“White People All Over”: Refugee Performance, Fictional Aesthetics, and Dramaturgies of Alterity-Empathy
Em: Contemporary Theatre Review
Editor: Taylor & Francis online
Repositóro ULisboa: http://hdl.handle.net/10451/44399
Over a two month period during the summer of 2017, we followed the production process of Passajar, an immersive participatory performance project in Lisbon (Portugal), collaboratively created by four theatre-makers and recent refugees from Congo, Iran, Iraq, Syria, and Zimbabwe. The production was developed as part of Lisbon’s Festival Todos, a publicly funded and socially engaged performing arts initiative that has been running for more than a decade, functioning as social intervention through arts in inner neighbourhoods with a high proportion of migrant and marginalised communities. Facilitated and curated by the festival’s artistic director, Madalena Victorino, this multidimensional performance work was an important (albeit limited) experiment in searching for potential new forms of migrant theatre and refugee performance.
In this article, we critically revisit Passajar, both performance-process and performance-product, focusing on three interlinked issues evoked by our experience of closely observing the creative process and of watching the production. Firstly, we look at how this particular project relates to and addresses difference in actual creative practice, and more generally, how such refugee performances ‘bind “one” to another without collapsing the “I” or the “Other” into a totalizing “we”’.

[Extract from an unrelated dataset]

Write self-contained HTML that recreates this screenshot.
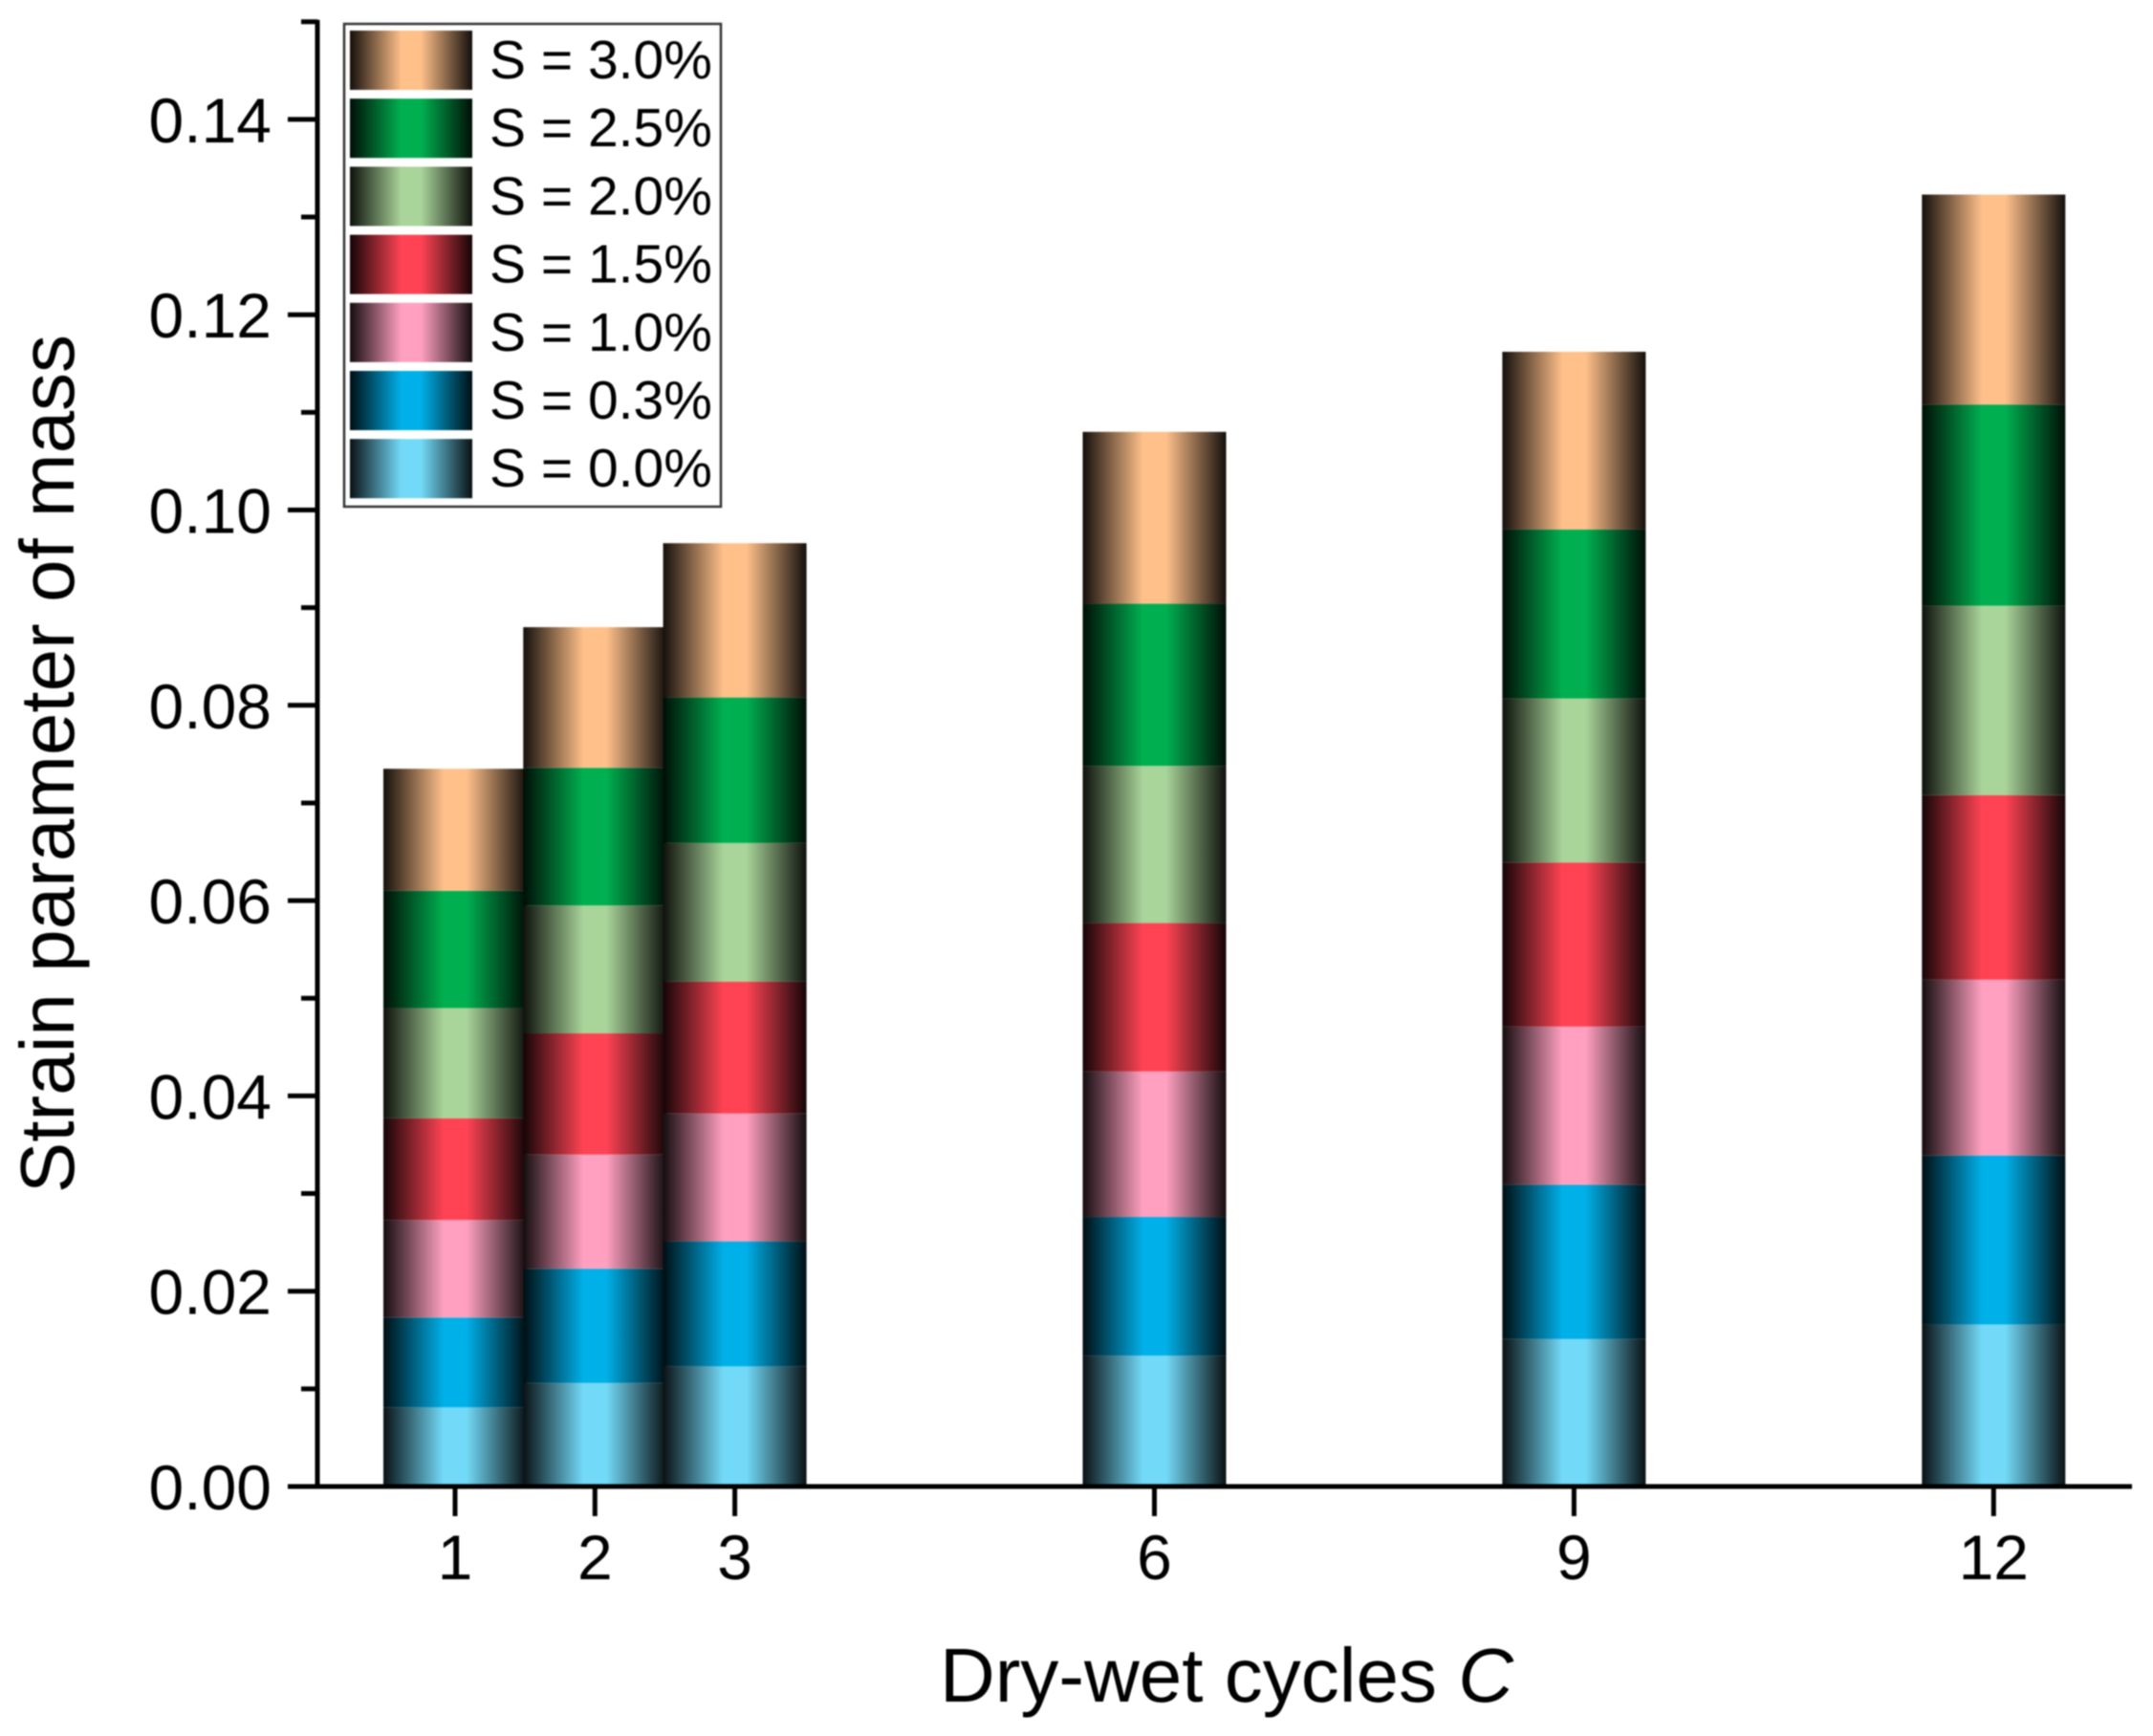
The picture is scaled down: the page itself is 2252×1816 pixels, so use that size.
<!DOCTYPE html>
<html lang="en">
<head>
<meta charset="utf-8">
<title>Strain parameter of mass vs dry-wet cycles</title>
<style>
html,body{margin:0;padding:0;background:#fff;width:2252px;height:1816px;overflow:hidden}
svg{display:block;filter:blur(0.8px)}
text{font-family:"Liberation Sans",sans-serif;fill:#000}
</style>
</head>
<body>
<svg id="chart" xmlns="http://www.w3.org/2000/svg" width="2252" height="1816" viewBox="0 0 2252 1816">
  <defs id="defs"></defs>
  <g id="bars"></g>
  <g id="axes"></g>
  <text transform="translate(77 799) rotate(-90)" text-anchor="middle" font-size="80">Strain parameter of mass</text>
  <text x="1283" y="1780" text-anchor="middle" font-size="80">Dry-wet cycles <tspan font-style="italic">C</tspan></text>
  <g id="legend"></g>
</svg>
<script>
const cycles = [1, 2, 3, 6, 9, 12];
const yTickLabels = ["0.00", "0.02", "0.04", "0.06", "0.08", "0.10", "0.12", "0.14"];
const seriesNames = ["S = 0.0%", "S = 0.3%", "S = 1.0%", "S = 1.5%", "S = 2.0%", "S = 2.5%", "S = 3.0%"];
const s00 = [0.0081, 0.0106, 0.0123, 0.0134, 0.0151, 0.0166];
const s03 = [0.0092, 0.0117, 0.0128, 0.0142, 0.0158, 0.0173];
const s10 = [0.0100, 0.0117, 0.0131, 0.0149, 0.0162, 0.0180];
const s15 = [0.0104, 0.0124, 0.0135, 0.0152, 0.0168, 0.0189];
const s20 = [0.0113, 0.0131, 0.0142, 0.0161, 0.0168, 0.0194];
const s25 = [0.0120, 0.0141, 0.0149, 0.0166, 0.0173, 0.0206];
const s30 = [0.0125, 0.0144, 0.0158, 0.0176, 0.0182, 0.0215];
const seriesValues = [s00, s03, s10, s15, s20, s25, s30];

const palette = [[114,218,248],[0,176,232],[255,160,192],[255,67,84],[169,212,154],[0,176,80],[255,192,138]];
const NS = "http://www.w3.org/2000/svg";
const xScale = c => 476 + (c - 1) * 146.3;
const yScale = v => 1555 - v * (204.3 / 0.02);
const barWidth = 150;

function make(tag, attrs, parent) {
  const el = document.createElementNS(NS, tag);
  for (const k in attrs) el.setAttribute(k, attrs[k]);
  parent.appendChild(el);
  return el;
}

const defs = document.getElementById("defs");
palette.forEach((col, i) => {
  const g = make("linearGradient", {id: "grad" + i, x1: 0, y1: 0, x2: 1, y2: 0}, defs);
  const dark = col.map(c => Math.round(c * 0.08)).join(",");
  const full = col.join(",");
  [[0, dark], [0.42, full], [0.58, full], [1, dark]].forEach(s => {
    make("stop", {offset: s[0], "stop-color": "rgb(" + s[1] + ")"}, g);
  });
});

const barsG = document.getElementById("bars");
cycles.forEach((c, ci) => {
  let base = 0;
  seriesValues.forEach((vals, si) => {
    const top = base + vals[ci];
    const r = make("rect", {
      x: xScale(c) - barWidth / 2,
      y: yScale(top),
      width: barWidth,
      height: yScale(base) - yScale(top),
      fill: "url(#grad" + si + ")"
    }, barsG);
    
    
    base = top;
  });
});

const axes = document.getElementById("axes");
const axisX = 332;
const yAxisLine = make("line", {x1: axisX, y1: yScale(0.15) - 2, x2: axisX, y2: yScale(0) + 2, stroke: "#000", "stroke-width": 5}, axes);


const xAxisLine = make("line", {x1: 301, y1: yScale(0), x2: 2230, y2: yScale(0), stroke: "#000", "stroke-width": 5}, axes);



yTickLabels.forEach(label => {
  const v = parseFloat(label);
  const y = yScale(v);
  const t = make("line", {x1: 301, y1: y, x2: axisX, y2: y, stroke: "#000", "stroke-width": 5}, axes);
  
  
  const l = make("text", {x: 284, y: y + 24, "text-anchor": "end", "font-size": 66}, axes);
  l.textContent = label;
  
  
  const my = yScale(v + 0.01);
  const m = make("line", {x1: 315, y1: my, x2: axisX, y2: my, stroke: "#000", "stroke-width": 5}, axes);
  
  
});

cycles.forEach(c => {
  const x = xScale(c);
  const t = make("line", {x1: x, y1: yScale(0), x2: x, y2: yScale(0) + 31, stroke: "#000", "stroke-width": 5}, axes);
  
  
  const l = make("text", {x: x, y: 1652, "text-anchor": "middle", "font-size": 66}, axes);
  l.textContent = String(c);
  
  
});

const legend = document.getElementById("legend");
const frame = make("rect", {x: 360, y: 25, width: 394, height: 505, fill: "#fff", stroke: "#333", "stroke-width": 2.5}, legend);


seriesNames.forEach((name, i) => {
  const row = seriesNames.length - 1 - i;
  const y = 32 + row * 71.2;
  const sw = make("rect", {x: 366, y: y, width: 128, height: 62, fill: "url(#grad" + i + ")"}, legend);
  
  
  const tx = make("text", {x: 512, y: y + 50, "font-size": 57}, legend);
  tx.textContent = name;
  
  
});
</script>
</body>
</html>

Secondly, we examine what kind of aesthetics working with refugee participants generates, and what are the performative means and dramaturgical processes by which such aesthetics of refugeedom are being produced. Lastly, we question the ethical positions deployed in Passajar, highlighting that by the very decision of producing a performance work with refugees, the theatre collective tapped into multiple individual and communal identities, histories, and ideologies. In shifting the focus from representation to encounter, whereby the feeling of displacement was collectively explored and played out physically by resident facilitators and refugee participants alike, Passajar’s performance opened up an affective and ethical space of experience for the practice of both self-transformation and empathy towards alterity. Although the creative team devised Passajar’s collective work based on ‘displacement’ as a broadened identifier, both the rehearsal process and resulting performances successfully expressed the complexities and differences of individual refugees’ personal histories and their actual experiences of being dislocated from home and their own language. In this sense, we suggest that Passajar’s humanist-driven fictional aesthetics offers an example of a more inclusive dramaturgy on human rights, evocative of the ‘open ethics’ sustained by philosophers Baruch Spinoza, Henri Bergson, and Gilles Deleuze. By managing to articulate an arena of shared struggle without losing sight of particular spheres of belonging, the performance process and product were, we would argue, both identitarian and universal.